You better run, you better do what you can
Don’t wanna see no blood, don’t be a macho man
You wanna be tough, better do what you can
So beat it, but you wanna be bad
Just beat it (beat it), beat it (beat it)
No one wants to be defeated
Showin’ how funky and strong is your fight
It doesn’t matter who’s wrong or right
Just beat it (beat it)
Jackson elaborated on the song’s anti-violence message, even if it means that you will be defeated. “My objective,” said Jackson, “is I’m telling them… don’t fight, turn the other cheek. I mean, it’s your brother we killing.”

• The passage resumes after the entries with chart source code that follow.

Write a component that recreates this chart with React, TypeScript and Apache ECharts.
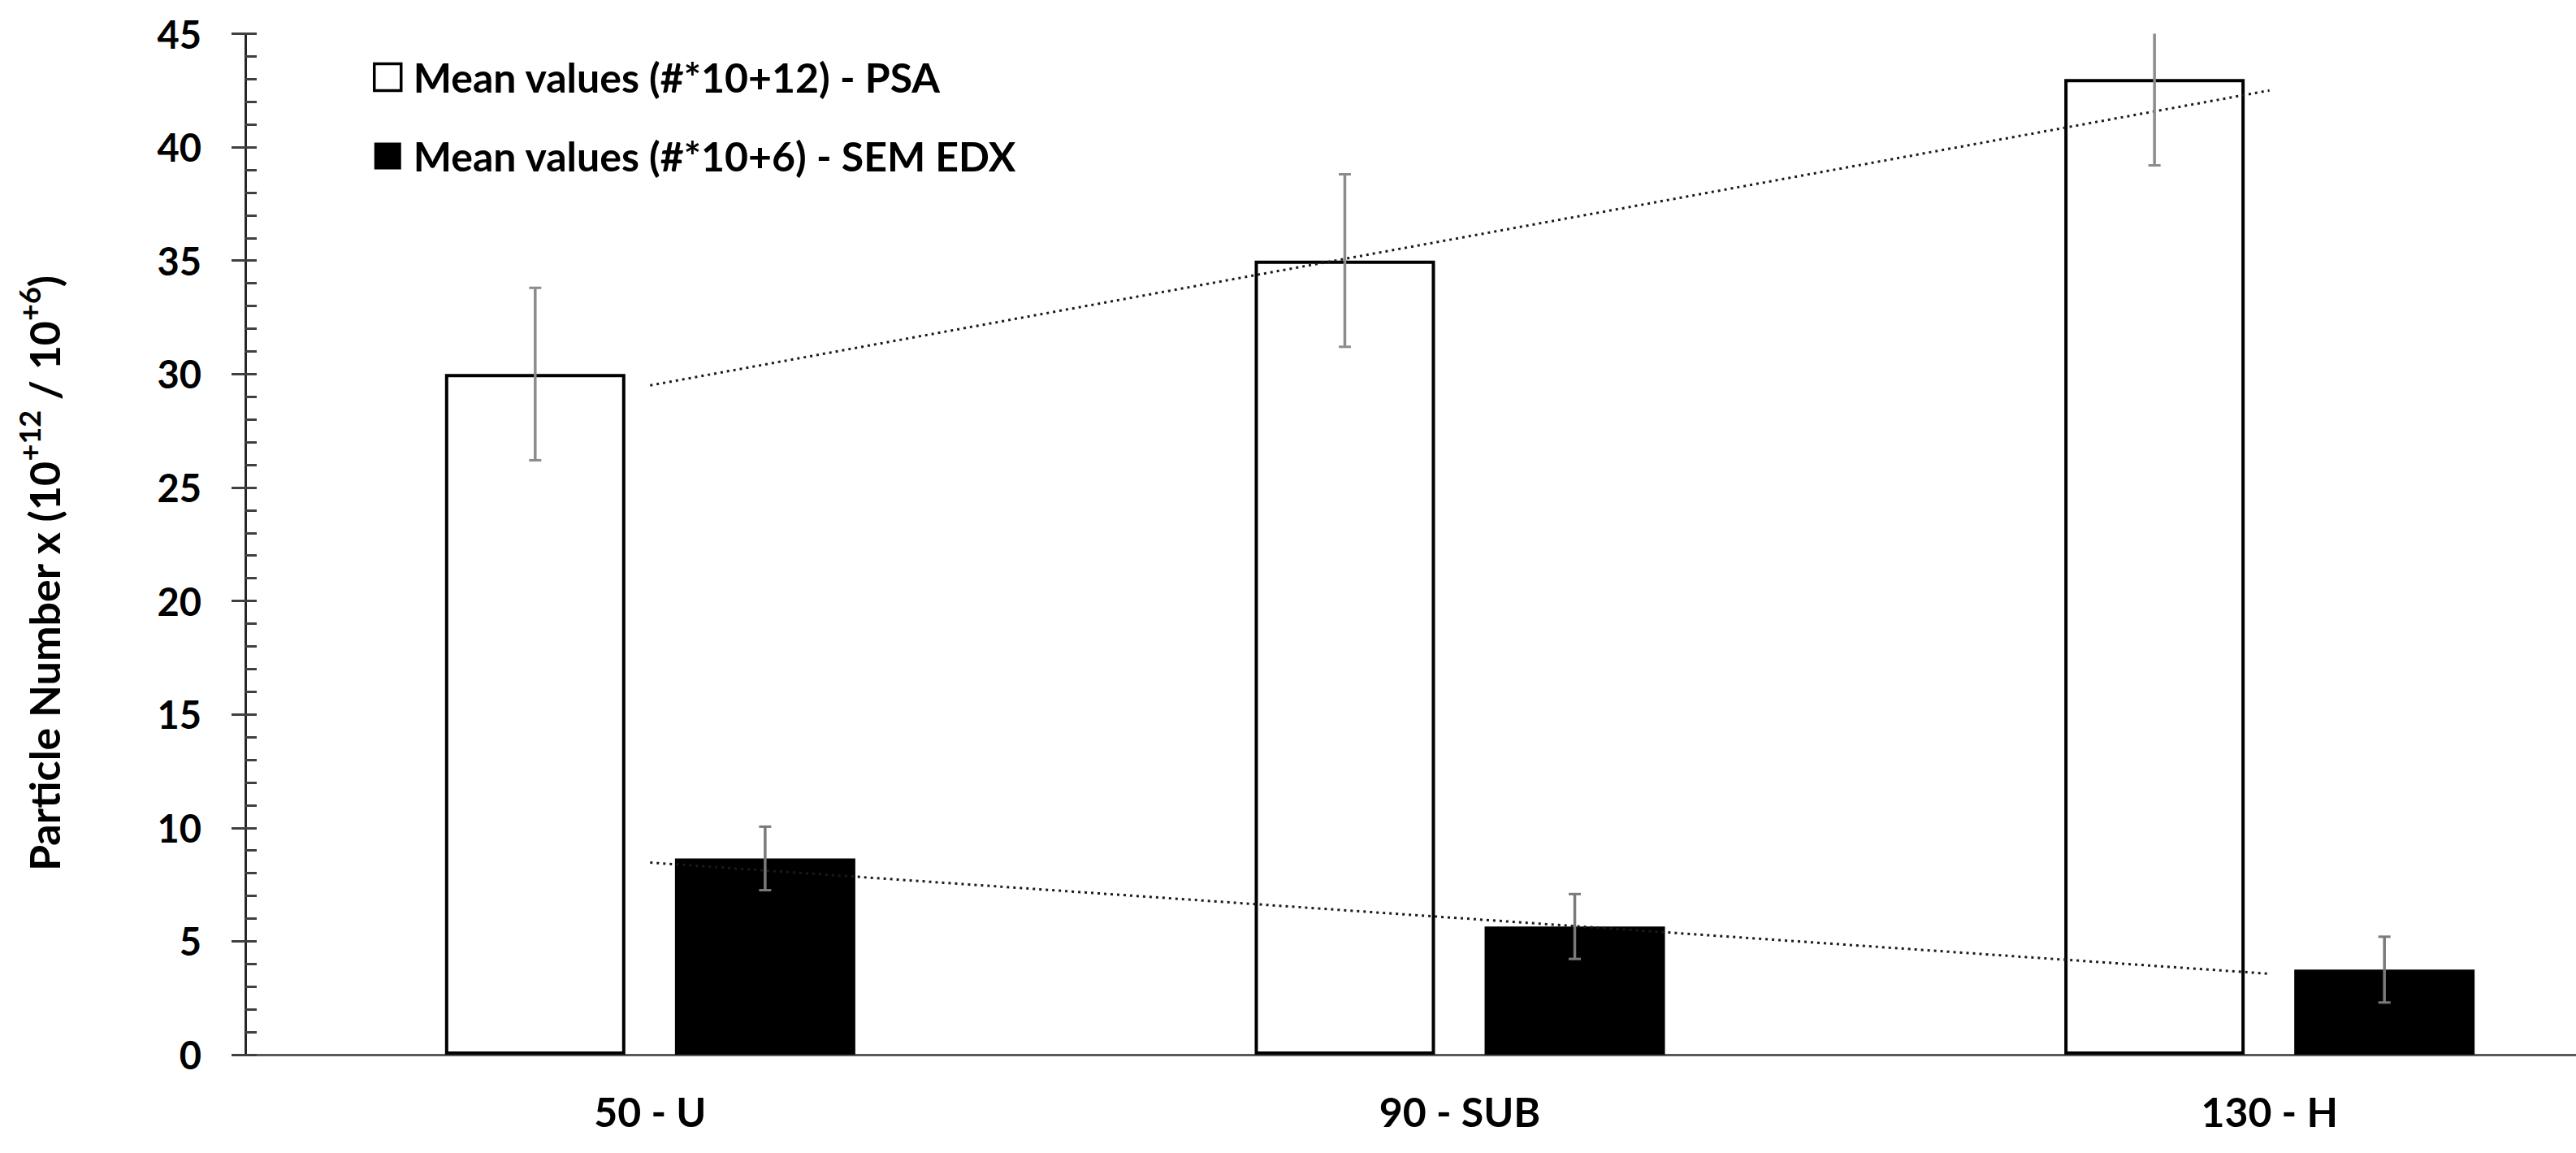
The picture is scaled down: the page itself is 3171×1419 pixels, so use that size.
import React, { useEffect, useRef } from "react";
import * as echarts from "echarts";

const categories = ["50 - U", "90 - SUB", "130 - H"];
const psaMeans = [30, 35, 43];
const psaErrors = [3.8, 3.8, 3.8];
const semMeans = [8.65, 5.65, 3.75];
const semErrors = [1.4, 1.43, 1.45];
const psaName = "Mean values (#*10+12) - PSA";
const semName = "Mean values (#*10+6) - SEM EDX";
const yMin = 0;
const yMax = 45;
const yInterval = 5;

const FONT = "Lato, 'Open Sans', sans-serif";
const BAR_W = 222;
const BAR_GAP = 0.275;
const CANVAS_W = 3300;
const CANVAS_H = 1419;

function linearFit(vals: number[]): number[] {
  const n = vals.length;
  const xs = vals.map((_, i) => i + 1);
  const mx = xs.reduce((a, b) => a + b, 0) / n;
  const my = vals.reduce((a, b) => a + b, 0) / n;
  let sxy = 0;
  let sxx = 0;
  for (let i = 0; i < n; i++) {
    sxy += (xs[i] - mx) * (vals[i] - my);
    sxx += (xs[i] - mx) * (xs[i] - mx);
  }
  const slope = sxy / sxx;
  return xs.map((x) => +(my + slope * (x - mx)).toFixed(4));
}

function errorRenderer(offsetSign: number, color: string) {
  return (params: any, api: any) => {
    const ci = api.value(0);
    const m = api.value(1);
    const e = api.value(2);
    const off = (offsetSign * BAR_W * (1 + BAR_GAP)) / 2;
    const hi = api.coord([ci, m + e]);
    const lo = api.coord([ci, m - e]);
    const x = hi[0] + off;
    const cap = 7.5;
    const style = { stroke: color, lineWidth: 3.5 };
    return {
      type: "group",
      children: [
        { type: "line", shape: { x1: x, y1: hi[1], x2: x, y2: lo[1] }, style },
        { type: "line", shape: { x1: x - cap, y1: hi[1], x2: x + cap, y2: hi[1] }, style: { stroke: color, lineWidth: 3 } },
        { type: "line", shape: { x1: x - cap, y1: lo[1], x2: x + cap, y2: lo[1] }, style: { stroke: color, lineWidth: 3 } },
      ],
    };
  };
}

export default function App() {
  const ref = useRef<HTMLDivElement>(null);
  useEffect(() => {
    if (!ref.current) return;
    const chart = echarts.init(ref.current, null, { renderer: "svg" });
    const psaTrend = linearFit(psaMeans);
    const semTrend = linearFit(semMeans);
    const axisColor = "#262626";
    chart.setOption({
      animation: false,
      backgroundColor: "#ffffff",
      textStyle: { fontFamily: FONT },
      grid: { left: 302, top: 41.5, bottom: 121, width: 2990, containLabel: false },
      legend: {
        orient: "vertical",
        left: 454,
        top: 64,
        itemWidth: 33,
        itemHeight: 33,
        itemGap: 45,
        icon: "rect",
        selectedMode: false,
        textStyle: { fontFamily: FONT, fontWeight: "bold", fontSize: 50, color: "#000", lineHeight: 52, padding: [0, 0, 0, 10] },
        data: [
          { name: psaName, itemStyle: { color: "#ffffff", borderColor: "#000000", borderWidth: 3.5 } },
          { name: semName, itemStyle: { color: "#000000", borderWidth: 0 } },
        ],
      },
      xAxis: {
        type: "category",
        data: categories,
        axisLine: { show: true, lineStyle: { color: "#595959", width: 3 } },
        axisTick: { show: false },
        axisLabel: { fontFamily: FONT, fontWeight: "bold", fontSize: 50, color: "#000", margin: 45 },
        splitLine: { show: false },
      },
      yAxis: [
        {
          type: "value",
          min: yMin,
          max: yMax,
          interval: yInterval,
          position: "left",
          axisLine: { show: true, lineStyle: { color: axisColor, width: 3 } },
          axisTick: { show: true, inside: false, length: 17, lineStyle: { color: "#404040", width: 3 } },
          axisLabel: { fontFamily: FONT, fontWeight: "bold", fontSize: 47, color: "#000", margin: 54 },
          splitLine: { show: false },
          name: "{a|Particle Number x (10}{s|+12}{a| / 10}{s|+6}{a|)}",
          nameLocation: "middle",
          nameRotate: 90,
          nameGap: 222,
          nameTextStyle: {
            padding: [0, 72, 0, 0],
            rich: {
              a: { fontFamily: FONT, fontWeight: "bold", fontSize: 52, color: "#000", lineHeight: 62, verticalAlign: "bottom" },
              s: { fontFamily: FONT, fontWeight: "bold", fontSize: 36, color: "#000", lineHeight: 40, verticalAlign: "top" },
            },
          },
        },
        {
          type: "value",
          min: yMin,
          max: yMax,
          interval: yInterval,
          position: "left",
          offset: 0,
          axisLine: { show: false },
          axisTick: { show: true, inside: true, length: 14, lineStyle: { color: "#404040", width: 3 } },
          minorTick: { show: true, splitNumber: 5, length: 14, lineStyle: { color: "#404040", width: 3 } },
          axisLabel: { show: false },
          splitLine: { show: false },
        },
      ],
      series: [
        {
          name: psaName,
          type: "bar",
          data: psaMeans,
          barWidth: BAR_W,
          barGap: BAR_GAP * 100 + "%",
          itemStyle: { color: "#ffffff", borderColor: "#000000", borderWidth: 4 },
          z: 2,
        },
        {
          name: semName,
          type: "bar",
          data: semMeans,
          barWidth: BAR_W,
          barGap: BAR_GAP * 100 + "%",
          itemStyle: { color: "#000000" },
          z: 2,
        },
        {
          name: "psaTrend",
          type: "line",
          data: psaTrend,
          showSymbol: false,
          symbol: "none",
          lineStyle: { color: "#1a1a1a", width: 3, type: [3, 5] },
          z: 4,
        },
        {
          name: "semTrend",
          type: "line",
          data: semTrend,
          showSymbol: false,
          symbol: "none",
          lineStyle: { color: "#1a1a1a", width: 3, type: [3, 5] },
          z: 4,
        },
        {
          name: "psaErr",
          type: "custom",
          clip: true,
          renderItem: errorRenderer(-1, "#8c8c8c"),
          data: psaMeans.map((m, i) => [i, m, psaErrors[i]]),
          z: 5,
        },
        {
          name: "semErr",
          type: "custom",
          clip: true,
          renderItem: errorRenderer(1, "#7a7a7a"),
          data: semMeans.map((m, i) => [i, m, semErrors[i]]),
          z: 5,
        },
      ],
    });
    return () => chart.dispose();
  }, []);
  return (
    <div
      ref={ref}
      style={{ position: "fixed", left: 0, top: 0, width: CANVAS_W, height: CANVAS_H, background: "#fff" }}
    />
  );
}
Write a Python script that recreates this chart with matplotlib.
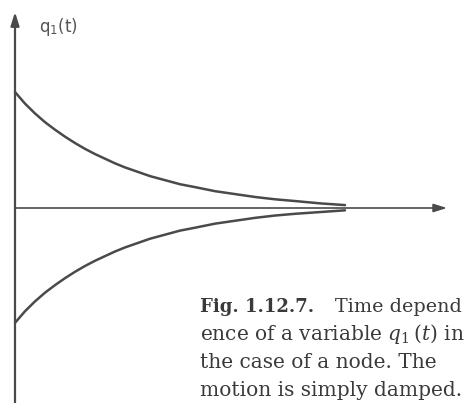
import matplotlib
matplotlib.use("Agg")
import matplotlib.pyplot as plt

# Damped (node) solution sampled along the time axis
t = [0.0, 0.1, 0.2, 0.3, 0.4, 0.5, 0.6, 0.7, 0.8, 0.9, 1.0, 1.1, 1.2,
     1.35, 1.5, 1.65, 1.8, 2.0, 2.2, 2.4, 2.6, 2.8, 3.05, 3.3]
q_upper = [1.00, 0.90, 0.815, 0.74, 0.675, 0.615, 0.56, 0.51, 0.465, 0.425, 0.385, 0.35, 0.32,
           0.275, 0.24, 0.205, 0.18, 0.145, 0.12, 0.095, 0.075, 0.06, 0.04, 0.025]
q_lower = [-0.99, -0.89, -0.805, -0.73, -0.665, -0.605, -0.55, -0.50, -0.455, -0.415, -0.375, -0.34, -0.31,
           -0.265, -0.23, -0.195, -0.17, -0.135, -0.11, -0.085, -0.065, -0.05, -0.035, -0.02]

caption_lines = [
    "ence of a variable $q_1\\,(t)$ in",
    "the case of a node. The",
    "motion is simply damped.",
]

plt.rcParams["mathtext.fontset"] = "dejavuserif"

W, H = 468, 403
fig = plt.figure(figsize=(W / 100, H / 100), dpi=100)
ax = fig.add_axes([0, 0, 1, 1])
ax.set_xlim(-0.15, 4.53)
ax.set_ylim(-(H - 208) / 116, 208 / 116)
ax.axis("off")

ink = "#4a4a4a"

# axes with arrow heads
ax.annotate("", xy=(4.32, 0), xytext=(0, 0),
            arrowprops=dict(arrowstyle="-|>,head_length=0.8,head_width=0.25",
                            color=ink, lw=1.2, shrinkA=0, shrinkB=0))
ax.annotate("", xy=(0, 1.69), xytext=(0, -1.75),
            arrowprops=dict(arrowstyle="-|>,head_length=0.8,head_width=0.25",
                            color=ink, lw=1.6, shrinkA=0, shrinkB=0))

ax.plot(t, q_upper, color=ink, lw=1.8, solid_capstyle="round", solid_joinstyle="round")
ax.plot(t, q_lower, color=ink, lw=1.8, solid_capstyle="round", solid_joinstyle="round")

ax.text(0.24, 1.56, "q$_\\mathregular{1}$(t)", fontsize=12, color="#555555",
        family="DejaVu Sans", va="center", ha="left")

# caption
serif = "DejaVu Serif"
cap = "#3a3a3a"
fig.text(200 / W, 1 - 312 / H, "Fig. 1.12.7.", fontsize=13, weight="bold",
         family=serif, color=cap, va="baseline")
fig.text(335 / W, 1 - 312 / H, "Time depend", fontsize=13.8,
         family=serif, color=cap, va="baseline")
for i, line in enumerate(caption_lines):
    fig.text(200 / W, 1 - (340 + 28 * i) / H, line, fontsize=14.5,
             family=serif, color=cap, va="baseline")

fig.savefig("out.png", dpi=100)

They’re out to get you, better leave while you can
Don’t wanna be a boy, you wanna be a man
You wanna stay alive, better do what you can
So beat it, just beat it (Ooh!)
You have to show them that you’re really not scared (Ooh!)
You’re playin’ with your life, this ain’t no truth or dare (Ooh!)
They’ll kick you, then they’ll beat you, then they’ll tell you it’s fair
So beat it, but you wanna be bad
Just beat it (beat it)
The message is clear. Beat it, meaning to walk away and to prioritize survival and peace.
“In a world filled with hate, we must still dare to hope. In a world filled with anger, we must still dare to comfort. In a world filled with despair, we must still dare to dream. And in a world filled with distrust, we must still dare to believe,” said Jackson in his 1988 autobiography Moonwalk.
“In the music business, every decade you have a phenomenon. In the ‘40s you had Sinatra, in the ‘50s Elvis, in the ‘60s the Beatles, in the ‘70s the innovation of Dolby, despite the best efforts of Stevie Wonder and Elton John. In the ‘80s you had Michael Jackson. He was the biggest entertainer on the planet,” said Jones.